- [Data provided]
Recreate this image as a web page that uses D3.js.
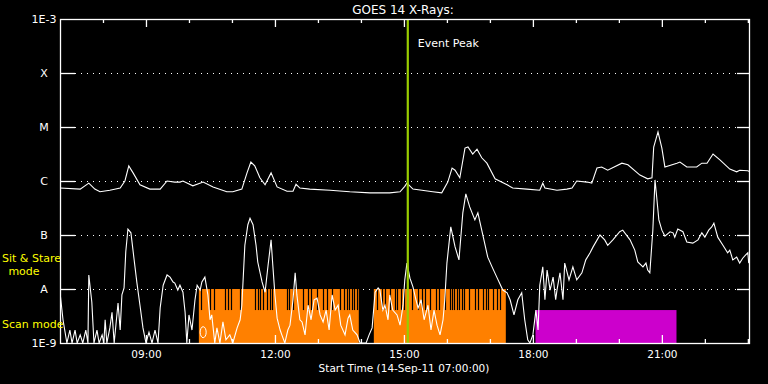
<!DOCTYPE html>
<html><head><meta charset="utf-8">
<script src="https://cdn.jsdelivr.net/npm/d3@7"></script>
<style>
html,body{margin:0;padding:0;background:#000;}
svg{display:block;}
text{font-family:"DejaVu Sans",sans-serif;}
</style></head>
<body>
<script>
// ---------- data ----------
const startHour = 7.0;
const endHour = 23.05;
const yLevels = [1e-9, 1e-8, 1e-7, 1e-6, 1e-5, 1e-4, 1e-3];
const yLabels = ["1E-9", "A", "B", "C", "M", "X", "1E-3"];
const gridLevels = [1e-8, 1e-7, 1e-6, 1e-5, 1e-4];
const majorTickHours = [9, 12, 15, 18, 21];
const majorTickLabels = ["09:00", "12:00", "15:00", "18:00", "21:00"];
const minorTickHours = [8, 10, 11, 13, 14, 16, 17, 19, 20, 22, 23];
const eventPeakHour = 15.09;

// long channel (1-8 Å): hours, log10 flux
const longTimes = [7.00,7.47,7.67,7.81,7.93,8.16,8.40,8.51,8.60,8.70,8.86,9.09,9.33,9.49,9.67,9.79,9.86,10.09,10.33,10.56,10.88,11.02,11.23,11.35,11.44,11.53,11.65,11.77,11.91,12.05,12.28,12.42,12.49,12.58,12.81,13.28,13.74,14.21,14.67,14.91,15.02,15.07,15.21,15.67,15.88,16.02,16.12,16.19,16.30,16.42,16.49,16.60,16.70,16.81,16.93,17.12,17.40,17.53,17.86,18.16,18.23,18.28,18.56,18.79,18.91,19.02,19.26,19.37,19.49,19.60,19.74,20.07,20.21,20.49,20.67,20.77,20.81,20.91,21.00,21.07,21.35,21.42,21.58,21.81,21.93,22.05,22.19,22.35,22.58,22.74,22.81,23.00,23.05];
const longLogFlux = [-6.13,-6.15,-6.04,-6.15,-6.20,-6.17,-6.13,-6.00,-5.72,-5.85,-6.07,-6.15,-6.15,-6.00,-6.02,-6.02,-6.00,-6.09,-6.02,-6.11,-6.20,-6.20,-6.15,-5.85,-5.65,-5.72,-5.94,-6.07,-5.85,-6.11,-6.19,-6.19,-6.06,-6.13,-6.15,-6.17,-6.20,-6.22,-6.22,-6.20,-6.10,-6.04,-6.15,-6.20,-6.22,-6.02,-5.76,-5.80,-5.94,-5.39,-5.37,-5.50,-5.41,-5.57,-5.67,-5.96,-6.07,-6.13,-6.15,-6.17,-6.04,-6.13,-6.17,-6.15,-6.13,-6.00,-6.02,-6.04,-5.76,-5.74,-5.80,-5.67,-5.70,-5.89,-5.96,-5.94,-5.37,-5.09,-5.39,-5.74,-5.67,-5.65,-5.74,-5.74,-5.67,-5.67,-5.50,-5.61,-5.78,-5.83,-5.80,-5.81,-5.83];

// short channel (0.5-4 Å): hours, log10 flux
const shortTimes = [7.00,7.07,7.16,7.23,7.28,7.35,7.40,7.47,7.53,7.60,7.65,7.67,7.74,7.79,7.86,7.91,7.98,8.02,8.05,8.09,8.16,8.21,8.26,8.35,8.40,8.44,8.49,8.53,8.58,8.65,8.72,8.79,8.86,8.93,9.00,9.07,9.14,9.21,9.28,9.33,9.40,9.49,9.56,9.63,9.67,9.74,9.79,9.86,9.91,9.95,10.00,10.07,10.14,10.19,10.26,10.30,10.37,10.44,10.49,10.53,10.60,10.65,10.72,10.79,10.86,10.95,11.02,11.12,11.19,11.23,11.30,11.37,11.42,11.49,11.56,11.60,11.70,11.77,11.84,11.91,11.95,12.00,12.05,12.12,12.16,12.23,12.30,12.35,12.42,12.47,12.51,12.58,12.63,12.70,12.77,12.84,12.91,12.98,13.05,13.12,13.19,13.26,13.33,13.40,13.47,13.53,13.63,13.70,13.74,13.81,13.91,13.98,14.12,14.19,14.26,14.33,14.40,14.44,14.51,14.56,14.63,14.67,14.74,14.84,14.91,14.98,15.02,15.07,15.14,15.21,15.28,15.33,15.40,15.47,15.56,15.63,15.70,15.77,15.84,15.91,15.95,16.00,16.09,16.19,16.28,16.37,16.44,16.53,16.65,16.72,16.81,16.95,17.05,17.16,17.30,17.40,17.47,17.56,17.65,17.74,17.81,17.88,17.93,18.00,18.07,18.12,18.16,18.23,18.28,18.33,18.40,18.47,18.53,18.56,18.63,18.70,18.74,18.84,18.93,19.02,19.14,19.23,19.33,19.40,19.56,19.67,19.74,19.86,20.02,20.09,20.26,20.37,20.44,20.56,20.63,20.67,20.72,20.79,20.84,20.88,20.93,21.00,21.07,21.19,21.26,21.30,21.37,21.49,21.58,21.72,21.84,21.93,22.00,22.09,22.16,22.21,22.30,22.42,22.53,22.58,22.65,22.74,22.81,22.88,22.95,23.00,23.02];
const shortLogFlux = [-8.06,-8.57,-9.0,-8.76,-9.0,-8.76,-9.0,-8.85,-9.0,-8.76,-9.0,-7.74,-8.24,-9.0,-8.76,-9.0,-8.85,-9.0,-8.57,-9.0,-8.72,-8.43,-9.0,-8.26,-8.76,-8.11,-7.98,-7.31,-6.89,-6.96,-7.43,-7.89,-8.30,-8.72,-9.0,-8.80,-9.0,-8.76,-9.0,-8.35,-7.93,-7.74,-7.78,-7.87,-7.89,-8.02,-7.93,-8.06,-8.43,-9.0,-8.48,-8.76,-8.20,-7.93,-8.02,-7.87,-7.78,-8.11,-8.57,-8.48,-9.0,-8.72,-9.0,-8.61,-8.94,-8.85,-9.0,-8.72,-8.57,-8.30,-7.19,-6.81,-6.69,-6.81,-7.19,-7.50,-7.87,-8.06,-7.56,-7.09,-7.56,-8.11,-8.54,-8.76,-8.85,-9.0,-8.76,-8.67,-8.20,-7.70,-8.11,-8.57,-8.61,-8.85,-8.30,-8.57,-8.20,-8.17,-8.48,-8.61,-8.39,-8.76,-8.11,-8.39,-8.30,-8.67,-8.85,-8.54,-8.48,-8.76,-8.85,-9.0,-9.0,-8.85,-8.72,-8.06,-7.98,-8.02,-8.39,-8.30,-8.57,-8.11,-8.39,-8.48,-8.67,-8.30,-7.83,-7.52,-7.80,-7.96,-8.20,-8.35,-8.20,-8.57,-8.30,-8.76,-8.39,-8.67,-8.85,-8.57,-8.20,-7.52,-6.85,-7.22,-7.46,-6.59,-6.24,-6.48,-6.72,-6.59,-6.91,-7.41,-7.59,-7.78,-8.02,-8.07,-8.20,-8.48,-8.20,-8.07,-8.57,-8.94,-9.0,-8.85,-8.39,-8.76,-7.93,-7.59,-8.20,-7.65,-8.02,-7.78,-8.20,-8.02,-7.70,-8.20,-7.52,-7.83,-7.59,-7.83,-7.70,-7.46,-7.33,-7.22,-7.00,-7.09,-7.19,-7.09,-6.94,-6.91,-7.09,-7.28,-7.50,-7.59,-7.52,-7.65,-7.70,-6.91,-5.98,-6.30,-6.72,-6.91,-7.02,-6.94,-6.96,-7.04,-6.89,-6.94,-7.13,-7.15,-7.09,-6.96,-7.04,-6.91,-6.85,-6.78,-7.04,-7.19,-7.33,-7.28,-7.46,-7.41,-7.52,-7.43,-7.37,-7.33,-7.52];

// observing modes: [start hour, end hour]
const sitStareIntervals = [[10.23, 13.95], [14.30, 17.37]];
const scanIntervals = [[18.06, 21.34]];
const dataGapHours = [10.28,10.49,10.58,10.84,10.91,10.98,11.19,11.53,11.60,11.65,11.72,11.81,11.88,11.93,12.28,12.33,12.42,12.65,12.77,12.84,12.98,13.12,13.21,13.33,13.51,13.60,13.67,13.72,13.79,13.84,13.91,
  14.37,14.49,14.56,14.67,14.79,14.84,14.93,15.00,15.19,15.33,15.42,15.49,15.60,15.74,15.81,15.95,16.07,16.12,16.16,16.23,16.28,16.35,16.40,16.51,16.65,16.72,16.84,16.91,16.95,17.07,17.16,17.23];
const markerHours = [10.33];

// ---------- drawing ----------
const W = 768, H = 384;
const L = 60, R = 750, T = 19, B = 343;
const svg = d3.select("body").append("svg").attr("width", W).attr("height", H);
svg.append("rect").attr("width", W).attr("height", H).attr("fill", "#000");

const x = d3.scaleLinear().domain([startHour, endHour]).range([L, R]);
const y = d3.scaleLog().domain([1e-9, 1e-3]).range([B, T]);
const yMode = d3.scaleLinear().domain([0, 1]).range([B, y(1e-8)]); // 0 = bottom, 1 = A level
const modeSplit = 0.61;

svg.append("defs").append("clipPath").attr("id", "clip")
  .append("rect").attr("x", L).attr("y", T).attr("width", R - L).attr("height", B - T);

// dotted grid
svg.append("g").selectAll("line").data(gridLevels).join("line")
  .attr("x1", L + 15).attr("x2", R - 13)
  .attr("y1", d => Math.round(y(d)) + 0.5).attr("y2", d => Math.round(y(d)) + 0.5)
  .attr("stroke", "#fff").attr("stroke-width", 1).attr("stroke-dasharray", "1,5");

// mode bands
const modes = svg.append("g").attr("clip-path", "url(#clip)");
modes.selectAll("rect.ss").data(sitStareIntervals).join("rect").attr("class", "ss")
  .attr("x", d => x(d[0])).attr("width", d => x(d[1]) - x(d[0]))
  .attr("y", yMode(1)).attr("height", yMode(0) - yMode(1))
  .attr("fill", "#ff8000");
modes.selectAll("rect.sc").data(scanIntervals).join("rect").attr("class", "sc")
  .attr("x", d => x(d[0])).attr("width", d => x(d[1]) - x(d[0]))
  .attr("y", yMode(modeSplit)).attr("height", yMode(0) - yMode(modeSplit))
  .attr("fill", "#cc00cc");
modes.selectAll("line.gap").data(dataGapHours).join("line").attr("class", "gap")
  .attr("x1", d => Math.round(x(d)) + 0.5).attr("x2", d => Math.round(x(d)) + 0.5)
  .attr("y1", yMode(1)).attr("y2", yMode(modeSplit))
  .attr("stroke", "#000").attr("stroke-width", 1.2);
modes.selectAll("ellipse").data(markerHours).join("ellipse")
  .attr("cx", d => x(d)).attr("cy", yMode(0.2)).attr("rx", 3).attr("ry", 5.5)
  .attr("fill", "none").attr("stroke", "#fff").attr("stroke-width", 1);

// curves
const line = d3.line().x(d => x(d[0])).y(d => y(Math.pow(10, d[1])));
const longData = longTimes.map((t, i) => [t, longLogFlux[i]]);
const shortData = shortTimes.map((t, i) => [t, shortLogFlux[i]]);
const curves = svg.append("g").attr("clip-path", "url(#clip)");
[longData, shortData].forEach(dat => {
  curves.append("path").datum(dat).attr("d", line)
    .attr("fill", "none").attr("stroke", "#fff").attr("stroke-width", 1.1)
    .attr("stroke-linejoin", "miter");
});

// event peak line
svg.append("line")
  .attr("x1", x(eventPeakHour)).attr("x2", x(eventPeakHour))
  .attr("y1", T).attr("y2", B)
  .attr("stroke", "#99cc00").attr("stroke-width", 2.2);
svg.append("text").attr("x", x(eventPeakHour) + 10).attr("y", 47)
  .attr("fill", "#fff").attr("font-size", 11).text("Event Peak");

// frame
svg.append("rect").attr("x", L + 0.5).attr("y", T + 0.5)
  .attr("width", R - L - 1).attr("height", B - T)
  .attr("fill", "none").attr("stroke", "#fff").attr("stroke-width", 1.3);

// axes
function styleAxis(g) {
  g.select(".domain").remove();
  g.selectAll(".tick line").attr("stroke", "#fff").attr("stroke-width", 1.3);
  g.selectAll("text").attr("fill", "#fff").attr("font-family", "DejaVu Sans, sans-serif");
}
const yAxisL = svg.append("g").attr("transform", `translate(${L},0)`)
  .call(d3.axisLeft(y).tickValues(yLevels).tickFormat((d, i) => yLabels[i]).tickSize(-15).tickPadding(0));
styleAxis(yAxisL);
yAxisL.selectAll("text").attr("text-anchor", "middle").attr("x", -16).attr("font-size", 11);
yAxisL.selectAll(".tick").filter(d => d === 1e-9 || d === 1e-3).select("line").remove();

const yAxisR = svg.append("g").attr("transform", `translate(${R},0)`)
  .call(d3.axisRight(y).tickValues(gridLevels).tickFormat("").tickSize(-13));
styleAxis(yAxisR);

const xAxisB = svg.append("g").attr("transform", `translate(0,${B})`)
  .call(d3.axisBottom(x).tickValues(majorTickHours).tickFormat((d, i) => majorTickLabels[i]).tickSize(-8).tickPadding(8));
styleAxis(xAxisB);
xAxisB.selectAll("text").attr("font-size", 10.5);
const xAxisBm = svg.append("g").attr("transform", `translate(0,${B})`)
  .call(d3.axisBottom(x).tickValues(minorTickHours).tickFormat("").tickSize(-4));
styleAxis(xAxisBm);

const xAxisT = svg.append("g").attr("transform", `translate(0,${T})`)
  .call(d3.axisTop(x).tickValues(majorTickHours).tickFormat("").tickSize(-8));
styleAxis(xAxisT);
const xAxisTm = svg.append("g").attr("transform", `translate(0,${T})`)
  .call(d3.axisTop(x).tickValues(minorTickHours).tickFormat("").tickSize(-4));
styleAxis(xAxisTm);

// titles
svg.append("text").attr("x", 403).attr("y", 14).attr("text-anchor", "middle")
  .attr("fill", "#fff").attr("font-size", 12).text("GOES 14 X-Rays:");
svg.append("text").attr("x", 404).attr("y", 372).attr("text-anchor", "middle")
  .attr("fill", "#fff").attr("font-size", 10.5).text("Start Time (14-Sep-11 07:00:00)");

// mode labels
svg.append("text").attr("x", 2).attr("y", 262).attr("fill", "#ffff00").attr("font-size", 11).text("Sit & Stare");
svg.append("text").attr("x", 24).attr("y", 275).attr("text-anchor", "middle").attr("fill", "#ffff00").attr("font-size", 11).text("mode");
svg.append("text").attr("x", 2).attr("y", 328).attr("fill", "#ffff00").attr("font-size", 11).text("Scan mode");
</script>
</body></html>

- [Task statement] Output exactly the span of lines from the top of the listing through the line holding "const eventPeakHour = 15.09;", and leave every picture out.

- [Final result]
Recreate this image as a web page that uses D3.js.
<!DOCTYPE html>
<html><head><meta charset="utf-8">
<script src="https://cdn.jsdelivr.net/npm/d3@7"></script>
<style>
html,body{margin:0;padding:0;background:#000;}
svg{display:block;}
text{font-family:"DejaVu Sans",sans-serif;}
</style></head>
<body>
<script>
// ---------- data ----------
const startHour = 7.0;
const endHour = 23.05;
const yLevels = [1e-9, 1e-8, 1e-7, 1e-6, 1e-5, 1e-4, 1e-3];
const yLabels = ["1E-9", "A", "B", "C", "M", "X", "1E-3"];
const gridLevels = [1e-8, 1e-7, 1e-6, 1e-5, 1e-4];
const majorTickHours = [9, 12, 15, 18, 21];
const majorTickLabels = ["09:00", "12:00", "15:00", "18:00", "21:00"];
const minorTickHours = [8, 10, 11, 13, 14, 16, 17, 19, 20, 22, 23];
const eventPeakHour = 15.09;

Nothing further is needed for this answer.